From architects going beyond blueprints to explore buildings in virtual reality, to the rise of the design-build studio, to the emergence of advanced digital software and production techniques, the influence of digital on the field of architecture seems to grow larger every day.
But as welcome as digital empowerment is, does it come at a cost? For many, the adoption of digital tools — especially in the design-build movement — has fuelled fears about the demise of traditional architectural techniques and a depreciation of interest in its classical virtues. A plywood building made with a CNC machine still looks — and feels — digitally fabricated.
Digital artisans
Instead of accelerating the demise of traditional craftsmanship, what if digital tools enhanced it and expanded the possibilities of what we can make?

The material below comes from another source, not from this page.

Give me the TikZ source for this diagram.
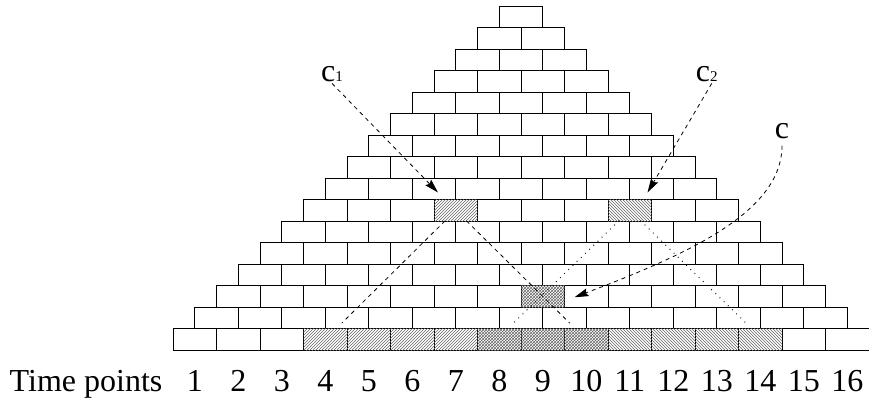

What if an architect could use a digital tool — a CNC machine, say — to create something with a distinctly human quality? How might the machine be applied to skills such as woodwork and metalwork? Could it be used to make objects with the aesthetic appeal, including the touch and feel, of a handmade object? Could it also make objects that can be scaled — objects with applicability to architecture?
These were the timely questions that three architects recently explored as residents at SPACE10 — IKEA’S external future-living lab. With a shared interest in exploring how digital tools can be applied to traditional techniques — and the potential of a CNC milling machine in particular – Yuan Chieh Yang, Benas Burdulis, and Emil Froege together found answers in three very different but eye-opening ways.